Auch das Bild von den verborgenen Talenten stammt aus der Bibel. Ein Talent war damals zur Zeit Jesu eine große Summe Geld. So viel Silber, wie ein Mann tragen kann – das war ein Talent. Ungefähr das Jahresgehalt eines Tischlers oder eines Bäckers. Ein Vermögen!
In der Erzählung, die Jesus seinen Jüngern vorträgt, geht es um drei Männer, Haushalter eines reichen und mächtigen Mannes, die sein Geld verwalten sollen, solange der im Ausland ist. Jeder bekommt einen Teil, nicht jeder das gleiche, aber der reiche Mann kennt seine Leute, und er verteilt das Geld je nachdem, was er ihnen zutraut. Vielleicht ist es ja so eher gerecht, jedem nach seiner Fähigkeit zu geben, was er tragen kann, als allen das Selbe anzuvertrauen.
Der erste geht hin und nutzt die Macht und das Vermögen, das ihm gegeben wurde, und er tut das sehr erfolgreich. Der zweite hat weniger zur Verfügung, aber auch er hat Erfolg. Der dritte hat nur wenig zur Verfügung, aber was schlimmer ist, er traut sich selbst nichts zu. Und darum nutzt er nicht, was ihm gegeben wurde. Es ist nicht Faulheit, auch wenn es später in der Geschichte so genannt wird, es ist Angst und mangelndes Selbstvertrauen, die diesen Menschen davon abhalten, sein Potential zu nutzen.
Später hat man das Wort „Talent“ benutzt, um zu sagen, dass jemand etwas gut kann, dass er eine Begabung hat, eine Fähigkeit, die er einsetzen kann zum eigenen Nutzen und zum Guten für die Allgemeinheit. Es wäre dumm, eine solche Begabung, ein solches Talent nicht zu nutzen.
„Ich kann ja doch nichts ändern; auf mich kommt es gar nicht an.“ – „Ich bin alt und müde, was kann ich schon noch in Bewegung setzen!“ Das sind die Worte der Menschen, die ihr Licht unter den Scheffel stellen, die sich fürchten, ihr Talent, ihre Begabung, ihr Können zu nutzen.
Ich bin sicher, dass wir uns selbst täuschen, wenn wir so denken. Wir müssen ja nicht die Welt retten, nicht die große Politik ändern, nicht freihändig den Klimawandel aufhalten. Aber wir können etwas tun an dem Platz, an den Gott uns gestellt hat. In unserer Familie, in der Nachbarschaft, an unsrem Arbeitsplatz.
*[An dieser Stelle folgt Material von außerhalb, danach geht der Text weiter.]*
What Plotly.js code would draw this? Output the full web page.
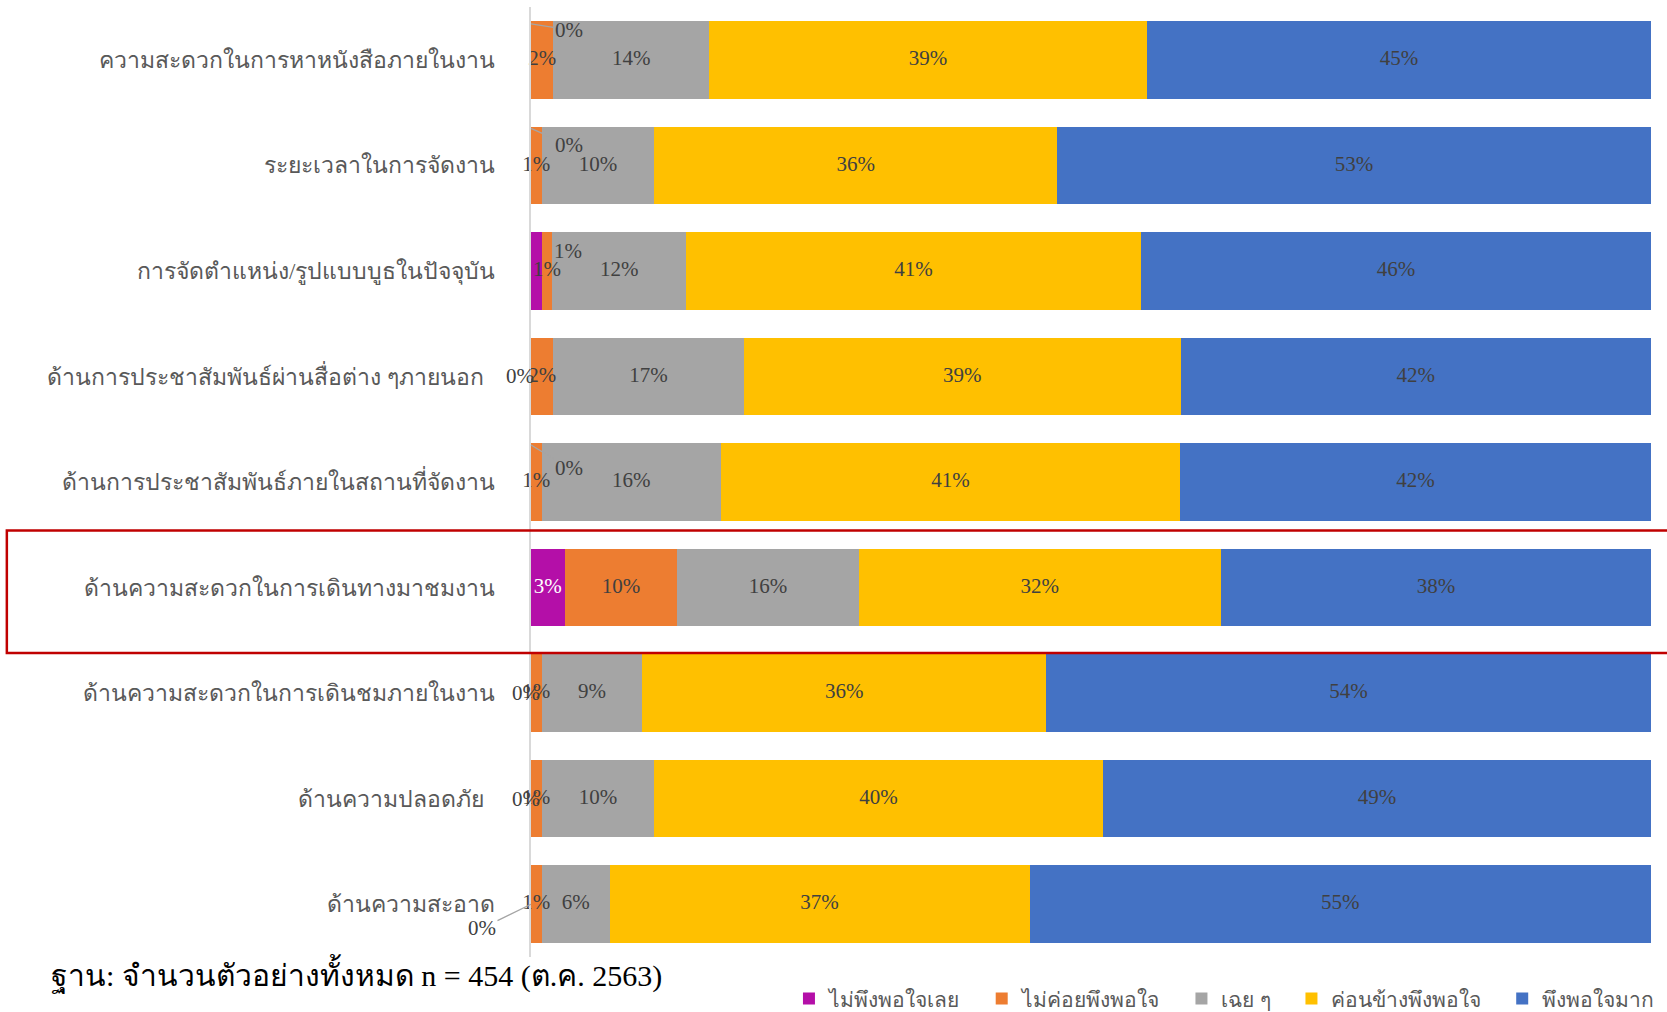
<!DOCTYPE html>
<html>
<head>
<meta charset="utf-8">
<script src="https://cdn.plot.ly/plotly-3.0.1.min.js"></script>
<style>html,body{margin:0;padding:0;background:#fff;}#chart{width:1667px;height:1012px;}</style>
</head>
<body>
<div id="chart"></div>
<script>
// Categories (top to bottom)
const categories = [
  "ความสะดวกในการหาหนังสือภายในงาน",
  "ระยะเวลาในการจัดงาน",
  "การจัดตำแหน่ง/รูปแบบบูธในปัจจุบัน",
  "ด้านการประชาสัมพันธ์ผ่านสื่อต่าง ๆภายนอก\u00a0\u00a0",
  "ด้านการประชาสัมพันธ์ภายในสถานที่จัดงาน",
  "ด้านความสะดวกในการเดินทางมาชมงาน",
  "ด้านความสะดวกในการเดินชมภายในงาน",
  "ด้านความปลอดภัย\u00a0\u00a0",
  "ด้านความสะอาด"
];
// Series names
const seriesNames = ["ไม่พึงพอใจเลย", "ไม่ค่อยพึงพอใจ", "เฉย ๆ", "ค่อนข้างพึงพอใจ", "พึงพอใจมาก"];
// Values (percent)
const notSatisfied      = [0, 0, 0.95, 0, 0, 3.0, 0, 0, 0];
const slightlySatisfied = [2.0, 0.95, 0.95, 2.0, 0.95, 10.06, 0.95, 0.95, 0.95];
const neutral           = [13.9, 10.06, 11.95, 17.0, 16.0, 16.2, 9.0, 10.06, 6.07];
const fairlySatisfied   = [39.1, 35.96, 40.6, 39.0, 41.0, 32.35, 36.05, 40.04, 37.49];
const verySatisfied     = [45.0, 53.03, 45.55, 42.0, 42.05, 38.39, 54.0, 48.95, 55.49];
const footnote = "ฐาน: จำนวนตัวอย่างทั้งหมด n = 454 (ต.ค. 2563)";

const colors = ["#B40FA8", "#ED7D31", "#A5A5A5", "#FFC000", "#4472C4"];
const labelFont = {family: "Liberation Serif, DejaVu Serif, serif", size: 21, color: "#404040"};
const allSeries = [notSatisfied, slightlySatisfied, neutral, fairlySatisfied, verySatisfied];

// Bars
const traces = allSeries.map((vals, i) => ({
  type: "bar", orientation: "h",
  name: seriesNames[i] + (i < allSeries.length - 1 ? "\u00a0\u00a0\u00a0" : ""),
  y: categories, x: vals,
  marker: {color: colors[i], line: {width: 0}},
  textposition: "none", hoverinfo: "skip"
}));

// Data labels drawn on top of all bars, centred on each segment
allSeries.forEach((vals, i) => {
  const mids = vals.map((v, r) => {
    let start = 0;
    for (let k = 0; k < i; k++) start += allSeries[k][r];
    return start + v / 2;
  });
  const show = vals.map(v => i === 0 ? v >= 2 : v > 0);
  traces.push({
    type: "scatter", mode: "text", showlegend: false, hoverinfo: "skip",
    x: mids.filter((m, r) => show[r]),
    y: categories.filter((c, r) => show[r]),
    text: vals.filter((v, r) => show[r]).map(v => Math.round(v) + "%"),
    textposition: "middle center",
    textfont: Object.assign({}, labelFont, {color: i === 0 ? "#FFFFFF" : "#404040"}),
    cliponaxis: false
  });
});

// Placement of the small "ไม่พึงพอใจเลย" labels (pixel offsets from bar start)
const smallLabelPlacement = [
  {arrow: true, yshift: 36, ax: 38, ay: 6},
  {arrow: true, yshift: 37, ax: 38, ay: 17},
  {arrow: false, xshift: 37, yshift: 20},
  {arrow: false, xshift: -11, yshift: 0},
  {arrow: true, yshift: 37, ax: 38, ay: 23},
  null,
  {arrow: false, xshift: -5, yshift: 0},
  {arrow: false, xshift: -5, yshift: 0},
  {arrow: true, yshift: 0, ax: -49, ay: 24}
];

const annotations = [];
notSatisfied.forEach((v, i) => {
  const p = smallLabelPlacement[i];
  if (!p) return;
  const a = {
    x: 0, y: categories[i], xref: "x", yref: "y",
    text: Math.round(v) + "%", font: labelFont,
    showarrow: p.arrow, yshift: p.yshift || 0, xshift: p.xshift || 0
  };
  if (p.arrow) {
    a.ax = p.ax; a.ay = p.ay; a.axref = "pixel"; a.ayref = "pixel";
    a.arrowhead = 0; a.arrowwidth = 1.3; a.arrowcolor = "#A5A5A5"; a.standoff = 0;
  }
  annotations.push(a);
});
annotations.push({
  xref: "paper", yref: "paper", x: -0.43, y: -0.0175, xanchor: "left", yanchor: "middle",
  text: footnote, showarrow: false,
  font: {family: "Liberation Serif, DejaVu Serif, serif", size: 30, color: "#000000"}
});

const layout = {
  width: 1667, height: 1012,
  margin: {l: 531, r: 16, t: 7, b: 55, pad: 0, autoexpand: false},
  barmode: "stack", bargap: 0.265,
  paper_bgcolor: "#FFFFFF", plot_bgcolor: "#FFFFFF",
  showlegend: true,
  legend: {
    orientation: "h", x: 1.008, xanchor: "right", y: -0.044, yanchor: "middle",
    font: {family: "Liberation Serif, DejaVu Serif, serif", size: 21, color: "#595959"},
    traceorder: "normal", itemwidth: 30
  },
  xaxis: {range: [0, 100], showgrid: false, zeroline: false, showticklabels: false, showline: false, ticks: "", fixedrange: true},
  yaxis: {
    autorange: "reversed", type: "category",
    showline: true, linecolor: "#D9D9D9", linewidth: 2,
    showgrid: false, ticks: "", ticklabelstandoff: 29,
    tickfont: {family: "Liberation Serif, DejaVu Serif, serif", size: 23, color: "#595959"}
  },
  shapes: [{
    type: "rect", xref: "paper", yref: "y",
    x0: -0.468, x1: 1.02, y0: 5 - 0.54, y1: 5 + 0.62,
    line: {color: "#C00000", width: 2.5}, fillcolor: "rgba(0,0,0,0)", layer: "above"
  }],
  annotations: annotations
};

Plotly.newPlot("chart", traces, layout, {displayModeBar: false, staticPlot: true});
</script>
</body>
</html>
Wir sagen vielleicht: Ich bin ja nur ein kleines Rädchen in der Maschine, nur ein kleines Steinchen ganz unten in einem großen Bau… Aber die Fachleute, die sich mit Maschinen auskennen, wissen, dass es auf jedes kleine Rad ankommt, damit das Ganze funktioniert, dass auch ein großer Bau über längere Zeit Schaden nimmt, wenn eines der kleinen Steinchen auf dem Fundament fehlt. Wir werden alle gebraucht.